▶ _What needs to be done_: Skip the pictures and repeat each line of the data exactly.
[Begin]
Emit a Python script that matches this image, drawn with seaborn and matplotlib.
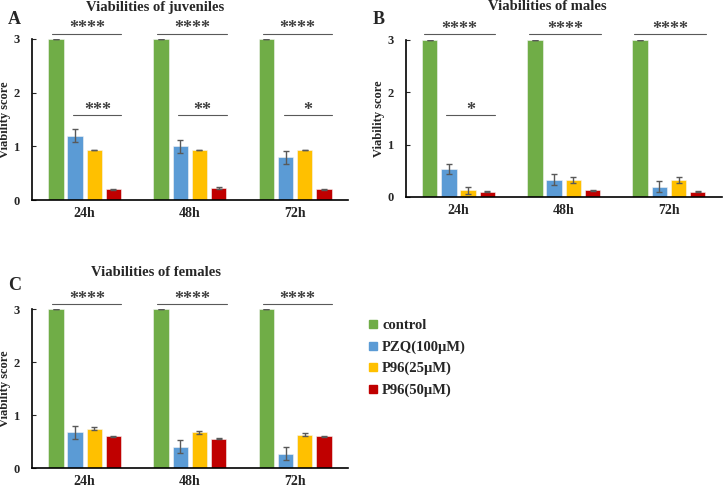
import matplotlib
matplotlib.use("Agg")
import matplotlib.pyplot as plt
from matplotlib.lines import Line2D
import pandas as pd
import seaborn as sns

# data
times = ['24h', '48h', '72h']
groups = ['control', 'PZQ(100μM)', 'P96(25μM)', 'P96(50μM)']
colors = ['#70AD47', '#5B9BD5', '#FFC000', '#C00000']

juv_mean = {'control': [3, 3, 3], 'PZQ(100μM)': [1.2, 1.0, 0.8],
            'P96(25μM)': [0.93, 0.93, 0.93], 'P96(50μM)': [0.2, 0.23, 0.2]}
juv_err = {'control': [0.005, 0.005, 0.005], 'PZQ(100μM)': [0.12, 0.12, 0.12],
           'P96(25μM)': [0.005, 0.005, 0.005], 'P96(50μM)': [0.01, 0.015, 0.01]}

male_mean = {'control': [3, 3, 3], 'PZQ(100μM)': [0.53, 0.33, 0.2],
             'P96(25μM)': [0.13, 0.33, 0.33], 'P96(50μM)': [0.1, 0.13, 0.1]}
male_err = {'control': [0.005, 0.005, 0.005], 'PZQ(100μM)': [0.1, 0.1, 0.1],
            'P96(25μM)': [0.07, 0.06, 0.06], 'P96(50μM)': [0.01, 0.01, 0.01]}

fem_mean = {'control': [3, 3, 3], 'PZQ(100μM)': [0.67, 0.4, 0.27],
            'P96(25μM)': [0.74, 0.67, 0.63], 'P96(50μM)': [0.6, 0.55, 0.6]}
fem_err = {'control': [0.005, 0.005, 0.005], 'PZQ(100μM)': [0.12, 0.12, 0.12],
           'P96(25μM)': [0.03, 0.03, 0.03], 'P96(50μM)': [0.01, 0.01, 0.01]}

# significance marks: (time index, start offset, y, label)
juv_sig = [(0, -0.31, 3.1, '****'), (1, -0.31, 3.1, '****'), (2, -0.31, 3.1, '****'),
           (0, -0.11, 1.58, '***'), (1, -0.11, 1.58, '**'), (2, -0.11, 1.58, '*')]
male_sig = [(0, -0.33, 3.11, '****'), (1, -0.33, 3.11, '****'), (2, -0.33, 3.11, '****'),
            (0, -0.115, 1.56, '*')]
fem_sig = [(0, -0.31, 3.09, '****'), (1, -0.31, 3.09, '****'), (2, -0.31, 3.09, '****')]

sns.set_style("white")
plt.rcParams['font.family'] = ['Liberation Serif', 'DejaVu Serif']
plt.rcParams['font.weight'] = 'bold'

fig = plt.figure(figsize=(7.23, 4.87), dpi=100)
axA = fig.add_axes([0.0443, 0.589, 0.4367, 0.331])
axB = fig.add_axes([0.5615, 0.5955, 0.4365, 0.3225])
axC = fig.add_axes([0.0443, 0.039, 0.4367, 0.3265])


def panel(ax, mean, err, sig):
    rows = []
    for g in groups:
        for i, t in enumerate(times):
            rows.append({'time': t, 'group': g, 'value': mean[g][i], 'err': err[g][i]})
    df = pd.DataFrame(rows)
    sns.barplot(data=df, x='time', y='value', hue='group', hue_order=groups,
                palette=colors, saturation=1, errorbar=None, width=0.73, gap=0.2,
                legend=False, ax=ax, edgecolor='#f4f4f4', linewidth=0.4)
    bars = ax.patches
    k = 0
    for g in groups:
        for i, t in enumerate(times):
            b = bars[k]
            cx = b.get_x() + b.get_width() / 2
            ax.errorbar(cx, mean[g][i], yerr=err[g][i], fmt='none',
                        ecolor='#595959', elinewidth=1, capsize=2.5, capthick=1)
            k += 1
    for ti, x0, y, lab in sig:
        ax.plot([ti + x0, ti + 0.35], [y, y], color='#595959', lw=0.8, clip_on=False)
        ax.text(ti + (x0 + 0.35) / 2, y - 0.07, lab, ha='center', va='bottom',
                fontsize=13, color='#404040', clip_on=False)
    ax.set_xlim(-0.5, 2.5)
    ax.set_ylim(0, 3)
    ax.set_yticks([0, 1, 2, 3])
    ax.set_yticklabels(['0', '1', '2', '3'], fontsize=9, fontweight='bold')
    ax.tick_params(axis='y', direction='in', length=3, width=0.8, left=True, pad=9)
    ax.tick_params(axis='x', length=0, labelsize=10, pad=5)
    for lbl in ax.get_xticklabels():
        lbl.set_fontweight('bold')
    ax.set_xlabel('')
    ax.set_ylabel('Viability score', fontsize=9, fontweight='bold')
    ax.yaxis.set_label_coords(-0.066, 0.5)
    for s in ['top', 'right']:
        ax.spines[s].set_visible(False)
    for s in ['left', 'bottom']:
        ax.spines[s].set_color('black')
        ax.spines[s].set_linewidth(1.2)


panel(axA, juv_mean, juv_err, juv_sig)
panel(axB, male_mean, male_err, male_sig)
panel(axC, fem_mean, fem_err, fem_sig)

fig.text(155 / 723, 1 - 7 / 487, 'Viabilities of juveniles', fontsize=10.5,
         fontweight='bold', ha='center', va='center')
fig.text(547 / 723, 1 - 7 / 487, 'Viabilities of males', fontsize=10.5,
         fontweight='bold', ha='center', va='center')
fig.text(156 / 723, 1 - 273 / 487, 'Viabilities of females', fontsize=10.5,
         fontweight='bold', ha='center', va='center')

fig.text(8 / 723, 1 - 19 / 487, 'A', fontsize=13, fontweight='bold', va='center')
fig.text(373 / 723, 1 - 19 / 487, 'B', fontsize=13, fontweight='bold', va='center')
fig.text(8 / 723, 1 - 286 / 487, 'C', fontsize=13, fontweight='bold', va='center')

handles = [Line2D([0], [0], marker='s', linestyle='', markersize=6,
                  markerfacecolor=c, markeredgecolor=c) for c in colors]
fig.legend(handles, groups, loc='upper left', bbox_to_anchor=(353 / 723, 1 - 306 / 487),
           frameon=False, prop={'size': 10.5, 'weight': 'bold'},
           handletextpad=0.1, labelspacing=0.55, handlelength=1.0)

fig.savefig('out.png', dpi=100)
[End]
▶ _Output for this task_:
Emit a Python script that matches this image, drawn with seaborn and matplotlib.
import matplotlib
matplotlib.use("Agg")
import matplotlib.pyplot as plt
from matplotlib.lines import Line2D
import pandas as pd
import seaborn as sns

# data
times = ['24h', '48h', '72h']
groups = ['control', 'PZQ(100μM)', 'P96(25μM)', 'P96(50μM)']
colors = ['#70AD47', '#5B9BD5', '#FFC000', '#C00000']

juv_mean = {'control': [3, 3, 3], 'PZQ(100μM)': [1.2, 1.0, 0.8],
            'P96(25μM)': [0.93, 0.93, 0.93], 'P96(50μM)': [0.2, 0.23, 0.2]}
juv_err = {'control': [0.005, 0.005, 0.005], 'PZQ(100μM)': [0.12, 0.12, 0.12],
           'P96(25μM)': [0.005, 0.005, 0.005], 'P96(50μM)': [0.01, 0.015, 0.01]}

male_mean = {'control': [3, 3, 3], 'PZQ(100μM)': [0.53, 0.33, 0.2],
             'P96(25μM)': [0.13, 0.33, 0.33], 'P96(50μM)': [0.1, 0.13, 0.1]}
male_err = {'control': [0.005, 0.005, 0.005], 'PZQ(100μM)': [0.1, 0.1, 0.1],
            'P96(25μM)': [0.07, 0.06, 0.06], 'P96(50μM)': [0.01, 0.01, 0.01]}

fem_mean = {'control': [3, 3, 3], 'PZQ(100μM)': [0.67, 0.4, 0.27],
            'P96(25μM)': [0.74, 0.67, 0.63], 'P96(50μM)': [0.6, 0.55, 0.6]}
fem_err = {'control': [0.005, 0.005, 0.005], 'PZQ(100μM)': [0.12, 0.12, 0.12],
           'P96(25μM)': [0.03, 0.03, 0.03], 'P96(50μM)': [0.01, 0.01, 0.01]}

# significance marks: (time index, start offset, y, label)
juv_sig = [(0, -0.31, 3.1, '****'), (1, -0.31, 3.1, '****'), (2, -0.31, 3.1, '****'),
           (0, -0.11, 1.58, '***'), (1, -0.11, 1.58, '**'), (2, -0.11, 1.58, '*')]
male_sig = [(0, -0.33, 3.11, '****'), (1, -0.33, 3.11, '****'), (2, -0.33, 3.11, '****'),
            (0, -0.115, 1.56, '*')]
fem_sig = [(0, -0.31, 3.09, '****'), (1, -0.31, 3.09, '****'), (2, -0.31, 3.09, '****')]

sns.set_style("white")
plt.rcParams['font.family'] = ['Liberation Serif', 'DejaVu Serif']
plt.rcParams['font.weight'] = 'bold'

fig = plt.figure(figsize=(7.23, 4.87), dpi=100)
axA = fig.add_axes([0.0443, 0.589, 0.4367, 0.331])
axB = fig.add_axes([0.5615, 0.5955, 0.4365, 0.3225])
axC = fig.add_axes([0.0443, 0.039, 0.4367, 0.3265])


def panel(ax, mean, err, sig):
    rows = []
    for g in groups:
        for i, t in enumerate(times):
            rows.append({'time': t, 'group': g, 'value': mean[g][i], 'err': err[g][i]})
    df = pd.DataFrame(rows)
    sns.barplot(data=df, x='time', y='value', hue='group', hue_order=groups,
                palette=colors, saturation=1, errorbar=None, width=0.73, gap=0.2,
                legend=False, ax=ax, edgecolor='#f4f4f4', linewidth=0.4)
    bars = ax.patches
    k = 0
    for g in groups:
        for i, t in enumerate(times):
            b = bars[k]
            cx = b.get_x() + b.get_width() / 2
            ax.errorbar(cx, mean[g][i], yerr=err[g][i], fmt='none',
                        ecolor='#595959', elinewidth=1, capsize=2.5, capthick=1)
            k += 1
    for ti, x0, y, lab in sig:
        ax.plot([ti + x0, ti + 0.35], [y, y], color='#595959', lw=0.8, clip_on=False)
        ax.text(ti + (x0 + 0.35) / 2, y - 0.07, lab, ha='center', va='bottom',
                fontsize=13, color='#404040', clip_on=False)
    ax.set_xlim(-0.5, 2.5)
    ax.set_ylim(0, 3)
    ax.set_yticks([0, 1, 2, 3])
    ax.set_yticklabels(['0', '1', '2', '3'], fontsize=9, fontweight='bold')
    ax.tick_params(axis='y', direction='in', length=3, width=0.8, left=True, pad=9)
    ax.tick_params(axis='x', length=0, labelsize=10, pad=5)
    for lbl in ax.get_xticklabels():
        lbl.set_fontweight('bold')
    ax.set_xlabel('')
    ax.set_ylabel('Viability score', fontsize=9, fontweight='bold')
    ax.yaxis.set_label_coords(-0.066, 0.5)
    for s in ['top', 'right']:
        ax.spines[s].set_visible(False)
    for s in ['left', 'bottom']:
        ax.spines[s].set_color('black')
        ax.spines[s].set_linewidth(1.2)


panel(axA, juv_mean, juv_err, juv_sig)
panel(axB, male_mean, male_err, male_sig)
panel(axC, fem_mean, fem_err, fem_sig)

fig.text(155 / 723, 1 - 7 / 487, 'Viabilities of juveniles', fontsize=10.5,
         fontweight='bold', ha='center', va='center')
fig.text(547 / 723, 1 - 7 / 487, 'Viabilities of males', fontsize=10.5,
         fontweight='bold', ha='center', va='center')
fig.text(156 / 723, 1 - 273 / 487, 'Viabilities of females', fontsize=10.5,
         fontweight='bold', ha='center', va='center')

fig.text(8 / 723, 1 - 19 / 487, 'A', fontsize=13, fontweight='bold', va='center')
fig.text(373 / 723, 1 - 19 / 487, 'B', fontsize=13, fontweight='bold', va='center')
fig.text(8 / 723, 1 - 286 / 487, 'C', fontsize=13, fontweight='bold', va='center')

handles = [Line2D([0], [0], marker='s', linestyle='', markersize=6,
                  markerfacecolor=c, markeredgecolor=c) for c in colors]
fig.legend(handles, groups, loc='upper left', bbox_to_anchor=(353 / 723, 1 - 306 / 487),
           frameon=False, prop={'size': 10.5, 'weight': 'bold'},
           handletextpad=0.1, labelspacing=0.55, handlelength=1.0)

fig.savefig('out.png', dpi=100)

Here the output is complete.